Voici alors les cinq axes dans lesquels nous envisageons
l'autonomisation de la femme lushoise :
1. Le renforcement de la position économique des
femmes du point de vue du contrôle de leurs revenus et de leurs moyens de
production sans augmentation substantielle de la charge de travail ;
2. Le renforcement de la position politique et
organisationnelle des femmes dans la participation ou le contrôle des
aménagements organisationnels et indépendants
(1) Jan PRONK, Op Cit, p.89
dans la structure du projet. De même pour l'organisation
dans le district, la zone ou le village, ainsi qu'au niveau régional et
national ;
3. L'autonomie de la femme doit viser le renforcement de
l'image que la femme se fait d'elle-même, ou que les autres (les hommes)

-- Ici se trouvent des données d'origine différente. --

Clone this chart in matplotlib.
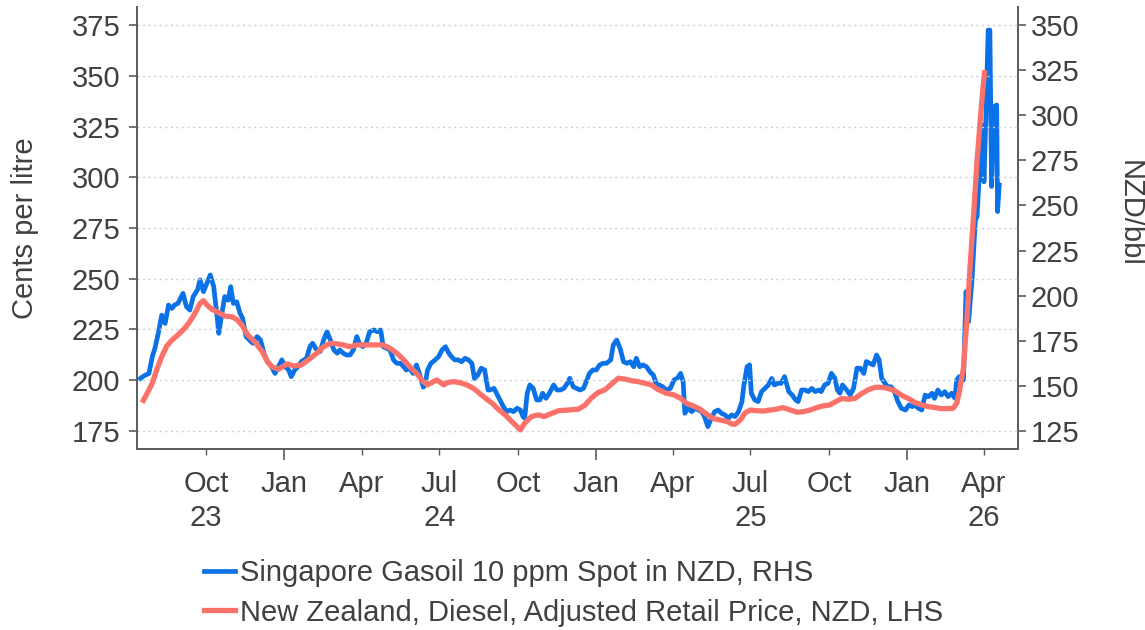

ont d'elle, et combattre les principaux préjugés à
l'encontre de la femme.
4. Le renforcement de l'autonomie physique des femmes,
c'est-à-dire que les femmes gagneront en maîtrise de leur propre
corps, contrôleront leur fécondité, leur sexualité
et l'on reconnaîtra ou portera attention à leur problème de
santé
5. Le renforcement de l'expertise des femmes dans la gestion
de micro- entreprises.
Toutefois, quelle que soit la nature des activités
entreprises par les femmes dans le cadre de l'autonomisation, la femme lushoise
doit être attentive aux pièges potentiels et se distancer si
possible - de l'attrait de projets trop ambitieux qui absorberaient les
énergies et qui à la longue se révéleraient
indéfendables, - de la tentation à recourir à tout moment
aux subventions financières qui signifieraient une entorse aux principes
de renforcement de sa position économique eu égard au
contrôle des revenus, - et des promesses de technologies aux apparences
trompeuses qui le dépouilleraient de son patrimoine culturel.

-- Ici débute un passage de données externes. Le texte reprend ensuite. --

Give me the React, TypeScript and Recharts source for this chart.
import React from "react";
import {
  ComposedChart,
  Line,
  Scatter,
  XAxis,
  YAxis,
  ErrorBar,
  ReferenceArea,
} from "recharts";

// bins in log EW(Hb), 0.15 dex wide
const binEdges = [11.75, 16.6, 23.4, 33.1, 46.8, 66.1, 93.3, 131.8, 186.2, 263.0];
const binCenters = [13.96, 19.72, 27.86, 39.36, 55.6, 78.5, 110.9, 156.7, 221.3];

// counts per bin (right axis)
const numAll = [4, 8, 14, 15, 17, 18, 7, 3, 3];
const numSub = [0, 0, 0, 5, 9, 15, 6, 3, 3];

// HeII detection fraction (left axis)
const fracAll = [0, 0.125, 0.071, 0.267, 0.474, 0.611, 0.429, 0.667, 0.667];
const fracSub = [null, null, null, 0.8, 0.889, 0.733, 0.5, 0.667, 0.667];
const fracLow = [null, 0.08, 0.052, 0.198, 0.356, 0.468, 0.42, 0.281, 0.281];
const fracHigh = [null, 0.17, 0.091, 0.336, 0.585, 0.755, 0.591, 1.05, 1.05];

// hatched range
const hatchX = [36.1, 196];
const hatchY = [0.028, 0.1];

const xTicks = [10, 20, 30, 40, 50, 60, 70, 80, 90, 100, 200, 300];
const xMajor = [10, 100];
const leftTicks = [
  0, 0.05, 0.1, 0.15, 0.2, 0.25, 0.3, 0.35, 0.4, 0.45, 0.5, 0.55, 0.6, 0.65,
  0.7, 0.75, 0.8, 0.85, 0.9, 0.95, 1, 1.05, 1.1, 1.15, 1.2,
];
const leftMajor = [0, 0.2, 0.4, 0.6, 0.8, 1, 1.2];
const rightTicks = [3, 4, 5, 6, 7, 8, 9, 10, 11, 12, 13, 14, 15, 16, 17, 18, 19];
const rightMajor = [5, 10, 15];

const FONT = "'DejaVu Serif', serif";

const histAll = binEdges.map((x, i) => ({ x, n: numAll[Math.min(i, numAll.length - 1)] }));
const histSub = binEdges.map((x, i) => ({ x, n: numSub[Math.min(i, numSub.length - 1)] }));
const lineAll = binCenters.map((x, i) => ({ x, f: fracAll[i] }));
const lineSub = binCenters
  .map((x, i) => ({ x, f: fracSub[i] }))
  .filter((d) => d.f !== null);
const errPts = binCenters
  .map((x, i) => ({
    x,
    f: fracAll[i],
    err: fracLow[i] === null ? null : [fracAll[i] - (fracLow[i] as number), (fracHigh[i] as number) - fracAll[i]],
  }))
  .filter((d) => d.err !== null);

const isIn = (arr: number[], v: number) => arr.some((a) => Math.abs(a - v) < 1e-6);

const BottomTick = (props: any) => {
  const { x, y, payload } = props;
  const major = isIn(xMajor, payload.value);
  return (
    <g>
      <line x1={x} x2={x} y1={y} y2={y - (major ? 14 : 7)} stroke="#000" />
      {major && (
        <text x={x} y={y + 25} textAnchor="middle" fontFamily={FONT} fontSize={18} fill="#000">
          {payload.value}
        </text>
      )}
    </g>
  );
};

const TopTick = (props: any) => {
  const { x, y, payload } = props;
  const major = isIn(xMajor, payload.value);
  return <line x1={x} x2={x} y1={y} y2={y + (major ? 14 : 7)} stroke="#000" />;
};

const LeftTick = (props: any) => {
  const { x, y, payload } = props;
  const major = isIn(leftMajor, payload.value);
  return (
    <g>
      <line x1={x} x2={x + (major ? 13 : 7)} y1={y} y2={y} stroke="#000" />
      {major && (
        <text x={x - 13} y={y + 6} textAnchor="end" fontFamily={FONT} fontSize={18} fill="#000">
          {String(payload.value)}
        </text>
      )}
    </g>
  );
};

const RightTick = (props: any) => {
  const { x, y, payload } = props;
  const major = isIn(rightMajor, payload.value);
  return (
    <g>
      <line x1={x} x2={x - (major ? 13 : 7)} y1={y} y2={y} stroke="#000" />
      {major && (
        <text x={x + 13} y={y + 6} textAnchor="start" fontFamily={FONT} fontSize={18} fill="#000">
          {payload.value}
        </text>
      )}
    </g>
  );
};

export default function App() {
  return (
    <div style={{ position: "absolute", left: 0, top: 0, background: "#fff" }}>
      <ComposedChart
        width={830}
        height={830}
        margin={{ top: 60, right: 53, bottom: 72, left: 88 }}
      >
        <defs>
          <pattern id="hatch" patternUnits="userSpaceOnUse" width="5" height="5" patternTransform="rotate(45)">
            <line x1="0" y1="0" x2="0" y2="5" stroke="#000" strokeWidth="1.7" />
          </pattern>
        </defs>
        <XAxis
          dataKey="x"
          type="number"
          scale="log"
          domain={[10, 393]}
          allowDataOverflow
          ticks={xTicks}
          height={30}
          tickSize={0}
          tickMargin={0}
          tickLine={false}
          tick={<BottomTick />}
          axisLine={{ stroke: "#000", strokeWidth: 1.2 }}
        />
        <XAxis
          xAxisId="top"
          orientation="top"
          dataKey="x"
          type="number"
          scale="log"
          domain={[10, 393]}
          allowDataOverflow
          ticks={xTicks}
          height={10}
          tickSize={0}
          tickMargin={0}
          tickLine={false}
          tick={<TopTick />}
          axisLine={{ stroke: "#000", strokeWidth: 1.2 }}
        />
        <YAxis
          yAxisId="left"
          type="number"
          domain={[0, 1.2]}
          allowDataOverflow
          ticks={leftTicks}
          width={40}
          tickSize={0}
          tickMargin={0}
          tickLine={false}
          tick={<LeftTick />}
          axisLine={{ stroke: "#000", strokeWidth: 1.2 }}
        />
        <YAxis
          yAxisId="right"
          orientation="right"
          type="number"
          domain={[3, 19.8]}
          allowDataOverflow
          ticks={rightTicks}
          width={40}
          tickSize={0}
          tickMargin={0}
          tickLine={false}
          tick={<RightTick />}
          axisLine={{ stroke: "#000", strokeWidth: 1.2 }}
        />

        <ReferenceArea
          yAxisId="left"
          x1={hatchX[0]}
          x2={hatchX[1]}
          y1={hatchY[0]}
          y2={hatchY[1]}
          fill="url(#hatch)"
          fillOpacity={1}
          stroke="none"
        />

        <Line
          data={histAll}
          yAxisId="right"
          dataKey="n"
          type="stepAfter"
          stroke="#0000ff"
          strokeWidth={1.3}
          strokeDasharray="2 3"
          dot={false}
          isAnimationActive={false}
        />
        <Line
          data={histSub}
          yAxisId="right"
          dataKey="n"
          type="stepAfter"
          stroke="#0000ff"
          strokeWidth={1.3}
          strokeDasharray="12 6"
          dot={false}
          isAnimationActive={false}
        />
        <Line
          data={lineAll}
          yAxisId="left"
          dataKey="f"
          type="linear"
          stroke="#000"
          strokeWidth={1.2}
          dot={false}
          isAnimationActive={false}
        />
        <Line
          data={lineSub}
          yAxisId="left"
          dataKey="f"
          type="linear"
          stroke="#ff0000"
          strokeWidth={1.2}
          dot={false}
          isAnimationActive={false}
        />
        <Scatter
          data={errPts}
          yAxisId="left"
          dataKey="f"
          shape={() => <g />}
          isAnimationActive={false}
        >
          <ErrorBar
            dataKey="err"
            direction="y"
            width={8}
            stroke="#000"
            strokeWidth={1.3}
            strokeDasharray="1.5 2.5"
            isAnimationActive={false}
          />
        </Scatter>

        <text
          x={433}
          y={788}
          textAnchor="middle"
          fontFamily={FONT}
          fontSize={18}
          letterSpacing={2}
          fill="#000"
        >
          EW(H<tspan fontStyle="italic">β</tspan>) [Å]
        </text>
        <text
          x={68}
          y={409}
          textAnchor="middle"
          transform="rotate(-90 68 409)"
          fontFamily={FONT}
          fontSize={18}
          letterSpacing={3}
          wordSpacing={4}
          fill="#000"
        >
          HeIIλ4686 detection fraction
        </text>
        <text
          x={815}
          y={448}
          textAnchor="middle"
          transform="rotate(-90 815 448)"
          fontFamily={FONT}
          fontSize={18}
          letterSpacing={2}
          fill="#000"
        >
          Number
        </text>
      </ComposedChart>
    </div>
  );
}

A mesure que la femme lushoise développera davantage
ses capacités et son pouvoir latent, toute la société et
partant les hommes en viendront à la considérer comme capable de
participer au développement intégral de la communauté et
de lutter contre la pauvreté.
L'évaluation de ce modèle d'autonomisation de la
femme lushoise doit montrer que la situation des femmes à Lubumbashi a
été renforcée sur au moins un des cinq critères
cités ci-haut, sans que les autres soient affaiblis.